TASK REQUIREMENTS>
Records follow. Select each line holding "image".

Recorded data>
= = = = =

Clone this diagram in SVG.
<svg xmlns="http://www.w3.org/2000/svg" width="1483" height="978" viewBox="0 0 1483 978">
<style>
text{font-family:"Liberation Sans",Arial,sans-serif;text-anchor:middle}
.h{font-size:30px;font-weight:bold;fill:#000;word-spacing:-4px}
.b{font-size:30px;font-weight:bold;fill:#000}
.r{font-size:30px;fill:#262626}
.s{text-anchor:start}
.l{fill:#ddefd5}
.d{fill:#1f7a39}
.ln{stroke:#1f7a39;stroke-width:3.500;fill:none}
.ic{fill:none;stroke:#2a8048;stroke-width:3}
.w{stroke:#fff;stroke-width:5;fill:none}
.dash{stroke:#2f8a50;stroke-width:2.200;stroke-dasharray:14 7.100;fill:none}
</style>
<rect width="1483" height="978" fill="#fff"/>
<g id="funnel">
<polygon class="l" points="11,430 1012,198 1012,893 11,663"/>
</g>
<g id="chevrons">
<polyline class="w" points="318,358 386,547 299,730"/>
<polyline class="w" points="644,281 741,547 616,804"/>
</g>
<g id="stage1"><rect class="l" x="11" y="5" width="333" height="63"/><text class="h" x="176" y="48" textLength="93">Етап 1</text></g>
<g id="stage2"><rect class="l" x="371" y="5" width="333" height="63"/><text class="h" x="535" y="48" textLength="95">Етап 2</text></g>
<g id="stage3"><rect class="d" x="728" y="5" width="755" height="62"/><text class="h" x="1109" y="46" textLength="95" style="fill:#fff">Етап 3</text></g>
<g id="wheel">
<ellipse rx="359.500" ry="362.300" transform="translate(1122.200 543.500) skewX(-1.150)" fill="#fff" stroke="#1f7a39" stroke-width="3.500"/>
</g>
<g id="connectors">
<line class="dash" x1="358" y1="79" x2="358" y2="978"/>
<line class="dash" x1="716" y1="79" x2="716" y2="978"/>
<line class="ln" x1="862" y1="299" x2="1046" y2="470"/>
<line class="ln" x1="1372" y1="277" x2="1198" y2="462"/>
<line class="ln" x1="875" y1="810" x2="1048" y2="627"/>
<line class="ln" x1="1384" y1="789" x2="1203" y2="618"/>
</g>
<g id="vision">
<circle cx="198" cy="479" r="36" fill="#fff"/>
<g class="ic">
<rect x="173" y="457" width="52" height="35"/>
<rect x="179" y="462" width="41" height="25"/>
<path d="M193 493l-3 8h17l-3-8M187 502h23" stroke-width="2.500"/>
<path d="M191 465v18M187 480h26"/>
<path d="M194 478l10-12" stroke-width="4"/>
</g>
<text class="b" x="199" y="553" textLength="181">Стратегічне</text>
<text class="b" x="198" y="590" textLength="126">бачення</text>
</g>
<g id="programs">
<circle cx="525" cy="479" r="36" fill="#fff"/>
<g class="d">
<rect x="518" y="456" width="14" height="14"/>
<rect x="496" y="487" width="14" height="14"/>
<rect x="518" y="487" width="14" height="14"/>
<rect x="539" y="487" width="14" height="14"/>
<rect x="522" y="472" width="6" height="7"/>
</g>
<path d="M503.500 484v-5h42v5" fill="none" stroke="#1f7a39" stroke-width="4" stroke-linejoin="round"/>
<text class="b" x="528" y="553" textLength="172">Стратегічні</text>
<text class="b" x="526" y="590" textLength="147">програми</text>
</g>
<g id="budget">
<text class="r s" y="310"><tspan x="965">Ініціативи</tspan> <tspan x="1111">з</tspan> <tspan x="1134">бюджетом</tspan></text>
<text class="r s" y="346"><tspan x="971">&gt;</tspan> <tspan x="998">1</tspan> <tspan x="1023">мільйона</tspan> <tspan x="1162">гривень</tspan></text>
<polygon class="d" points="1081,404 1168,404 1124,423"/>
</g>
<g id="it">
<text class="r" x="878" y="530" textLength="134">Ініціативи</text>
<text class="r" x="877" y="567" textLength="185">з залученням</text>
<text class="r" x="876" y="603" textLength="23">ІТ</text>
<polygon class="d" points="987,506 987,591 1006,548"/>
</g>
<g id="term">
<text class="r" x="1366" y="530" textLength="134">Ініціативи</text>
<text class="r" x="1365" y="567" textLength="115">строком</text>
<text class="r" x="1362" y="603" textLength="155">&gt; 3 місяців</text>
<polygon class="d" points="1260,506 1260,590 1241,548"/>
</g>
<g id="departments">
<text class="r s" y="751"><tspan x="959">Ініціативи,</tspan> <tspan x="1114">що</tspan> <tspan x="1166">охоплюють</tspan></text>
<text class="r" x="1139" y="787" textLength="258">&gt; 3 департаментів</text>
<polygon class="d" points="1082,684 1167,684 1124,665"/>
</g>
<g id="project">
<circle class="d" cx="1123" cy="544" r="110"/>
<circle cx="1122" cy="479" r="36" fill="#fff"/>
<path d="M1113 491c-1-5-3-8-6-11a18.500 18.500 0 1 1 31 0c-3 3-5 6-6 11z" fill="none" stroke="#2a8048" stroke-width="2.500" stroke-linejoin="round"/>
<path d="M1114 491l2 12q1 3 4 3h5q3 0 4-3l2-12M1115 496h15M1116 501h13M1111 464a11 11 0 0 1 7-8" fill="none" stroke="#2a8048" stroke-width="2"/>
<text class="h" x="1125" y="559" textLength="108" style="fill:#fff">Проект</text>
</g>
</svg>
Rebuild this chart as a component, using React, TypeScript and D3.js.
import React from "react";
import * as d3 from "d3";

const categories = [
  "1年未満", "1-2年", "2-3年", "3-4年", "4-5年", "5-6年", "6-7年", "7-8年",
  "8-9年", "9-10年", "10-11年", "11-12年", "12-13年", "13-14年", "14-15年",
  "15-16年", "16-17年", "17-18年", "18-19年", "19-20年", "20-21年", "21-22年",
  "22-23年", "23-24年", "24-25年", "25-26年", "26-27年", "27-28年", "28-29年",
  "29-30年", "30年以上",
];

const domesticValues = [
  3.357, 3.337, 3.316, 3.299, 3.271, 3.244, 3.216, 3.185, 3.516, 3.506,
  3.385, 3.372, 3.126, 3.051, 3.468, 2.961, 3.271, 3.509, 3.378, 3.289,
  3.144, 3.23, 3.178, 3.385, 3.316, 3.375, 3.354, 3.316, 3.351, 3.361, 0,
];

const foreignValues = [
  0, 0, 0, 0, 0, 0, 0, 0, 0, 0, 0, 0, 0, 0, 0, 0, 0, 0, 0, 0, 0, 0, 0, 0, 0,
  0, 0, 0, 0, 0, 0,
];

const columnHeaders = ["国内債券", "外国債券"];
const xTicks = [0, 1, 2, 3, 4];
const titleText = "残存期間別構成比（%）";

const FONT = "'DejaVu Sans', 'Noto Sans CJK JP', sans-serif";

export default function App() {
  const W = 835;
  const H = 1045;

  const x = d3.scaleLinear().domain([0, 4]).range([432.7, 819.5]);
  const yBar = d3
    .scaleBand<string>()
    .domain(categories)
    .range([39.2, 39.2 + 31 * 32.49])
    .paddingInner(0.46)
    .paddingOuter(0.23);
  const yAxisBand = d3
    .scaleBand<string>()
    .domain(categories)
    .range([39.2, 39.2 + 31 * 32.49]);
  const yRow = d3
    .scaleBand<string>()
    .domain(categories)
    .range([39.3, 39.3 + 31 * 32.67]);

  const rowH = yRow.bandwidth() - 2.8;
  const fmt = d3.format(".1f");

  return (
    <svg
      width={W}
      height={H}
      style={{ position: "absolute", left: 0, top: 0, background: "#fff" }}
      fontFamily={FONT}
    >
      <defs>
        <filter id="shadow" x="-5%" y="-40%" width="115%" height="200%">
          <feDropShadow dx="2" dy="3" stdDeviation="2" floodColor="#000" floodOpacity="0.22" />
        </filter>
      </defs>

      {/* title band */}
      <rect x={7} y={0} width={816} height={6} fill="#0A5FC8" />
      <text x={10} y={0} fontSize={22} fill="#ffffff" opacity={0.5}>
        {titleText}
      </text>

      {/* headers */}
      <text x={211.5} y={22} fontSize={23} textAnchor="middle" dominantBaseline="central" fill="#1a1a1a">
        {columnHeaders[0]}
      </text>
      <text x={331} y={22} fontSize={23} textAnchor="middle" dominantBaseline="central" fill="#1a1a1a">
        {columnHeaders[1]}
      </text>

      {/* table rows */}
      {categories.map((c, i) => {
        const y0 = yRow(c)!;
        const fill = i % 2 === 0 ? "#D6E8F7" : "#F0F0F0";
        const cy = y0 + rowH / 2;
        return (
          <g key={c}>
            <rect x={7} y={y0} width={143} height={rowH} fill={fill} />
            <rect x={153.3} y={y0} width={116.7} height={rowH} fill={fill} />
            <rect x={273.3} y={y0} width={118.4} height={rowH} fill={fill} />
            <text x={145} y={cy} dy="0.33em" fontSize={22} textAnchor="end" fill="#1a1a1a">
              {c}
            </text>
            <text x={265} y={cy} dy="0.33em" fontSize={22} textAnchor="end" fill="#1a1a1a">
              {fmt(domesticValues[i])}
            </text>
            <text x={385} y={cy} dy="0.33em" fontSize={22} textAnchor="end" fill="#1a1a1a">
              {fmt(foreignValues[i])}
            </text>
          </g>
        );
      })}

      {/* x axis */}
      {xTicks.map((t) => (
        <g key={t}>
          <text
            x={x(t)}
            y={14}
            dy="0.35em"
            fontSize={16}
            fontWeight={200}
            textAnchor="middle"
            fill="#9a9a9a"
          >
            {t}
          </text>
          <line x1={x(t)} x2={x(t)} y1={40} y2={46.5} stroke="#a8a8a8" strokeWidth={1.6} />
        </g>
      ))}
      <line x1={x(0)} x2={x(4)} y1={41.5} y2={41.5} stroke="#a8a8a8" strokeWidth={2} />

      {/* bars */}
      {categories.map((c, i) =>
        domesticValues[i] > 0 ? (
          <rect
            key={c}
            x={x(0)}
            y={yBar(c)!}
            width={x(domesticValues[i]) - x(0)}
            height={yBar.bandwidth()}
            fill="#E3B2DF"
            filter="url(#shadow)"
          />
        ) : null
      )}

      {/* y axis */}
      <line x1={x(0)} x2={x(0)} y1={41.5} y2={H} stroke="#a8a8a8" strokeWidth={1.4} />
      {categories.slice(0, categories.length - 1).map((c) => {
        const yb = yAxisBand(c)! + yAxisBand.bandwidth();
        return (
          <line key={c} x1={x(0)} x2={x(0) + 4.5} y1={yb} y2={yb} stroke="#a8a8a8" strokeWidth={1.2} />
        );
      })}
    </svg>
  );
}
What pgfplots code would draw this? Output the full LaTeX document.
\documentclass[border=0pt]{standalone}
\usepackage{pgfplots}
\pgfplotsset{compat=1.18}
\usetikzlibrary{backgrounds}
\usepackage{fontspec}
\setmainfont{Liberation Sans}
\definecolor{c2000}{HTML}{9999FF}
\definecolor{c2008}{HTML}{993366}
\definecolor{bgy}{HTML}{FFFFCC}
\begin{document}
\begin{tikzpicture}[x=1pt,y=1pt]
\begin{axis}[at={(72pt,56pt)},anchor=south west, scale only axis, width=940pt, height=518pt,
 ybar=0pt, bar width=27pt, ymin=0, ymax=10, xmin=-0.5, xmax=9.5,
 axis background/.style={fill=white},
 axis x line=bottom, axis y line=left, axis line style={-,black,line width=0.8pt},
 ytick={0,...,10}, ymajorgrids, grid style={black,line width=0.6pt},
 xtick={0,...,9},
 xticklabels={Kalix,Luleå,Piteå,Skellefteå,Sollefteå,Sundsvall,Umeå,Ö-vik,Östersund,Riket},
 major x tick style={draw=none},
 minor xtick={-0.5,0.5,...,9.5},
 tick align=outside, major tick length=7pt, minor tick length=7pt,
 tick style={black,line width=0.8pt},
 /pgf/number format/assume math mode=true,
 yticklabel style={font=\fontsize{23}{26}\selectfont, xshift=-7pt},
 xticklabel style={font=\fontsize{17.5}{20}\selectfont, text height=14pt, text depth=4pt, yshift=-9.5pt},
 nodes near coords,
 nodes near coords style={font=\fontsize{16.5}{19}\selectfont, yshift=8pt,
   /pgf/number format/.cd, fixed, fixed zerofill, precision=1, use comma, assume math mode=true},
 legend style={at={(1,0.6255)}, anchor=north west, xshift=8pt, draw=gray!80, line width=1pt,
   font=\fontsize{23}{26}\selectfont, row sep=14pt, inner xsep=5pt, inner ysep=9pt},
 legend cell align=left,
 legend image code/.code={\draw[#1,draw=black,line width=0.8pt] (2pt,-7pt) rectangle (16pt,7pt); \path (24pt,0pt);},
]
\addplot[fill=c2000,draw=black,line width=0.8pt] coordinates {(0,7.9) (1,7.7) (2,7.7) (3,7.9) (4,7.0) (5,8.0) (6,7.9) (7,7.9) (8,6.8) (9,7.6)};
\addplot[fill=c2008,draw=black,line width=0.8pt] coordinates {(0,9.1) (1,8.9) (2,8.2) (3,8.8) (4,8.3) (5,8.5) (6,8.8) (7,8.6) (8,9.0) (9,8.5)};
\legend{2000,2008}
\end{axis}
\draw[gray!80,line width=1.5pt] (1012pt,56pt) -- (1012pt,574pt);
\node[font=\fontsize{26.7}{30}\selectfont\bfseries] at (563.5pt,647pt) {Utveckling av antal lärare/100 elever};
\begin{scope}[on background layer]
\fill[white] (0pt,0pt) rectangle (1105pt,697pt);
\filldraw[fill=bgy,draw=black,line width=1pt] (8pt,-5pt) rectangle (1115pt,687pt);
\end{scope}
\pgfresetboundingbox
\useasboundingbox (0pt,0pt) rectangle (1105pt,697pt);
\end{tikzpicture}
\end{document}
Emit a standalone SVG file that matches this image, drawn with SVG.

= = = = =

WRITTEN SOLUTION>
 legend image code/.code={\draw[#1,draw=black,line width=0.8pt] (2pt,-7pt) rectangle (16pt,7pt); \path (24pt,0pt);},
Emit a standalone SVG file that matches this image, drawn with SVG.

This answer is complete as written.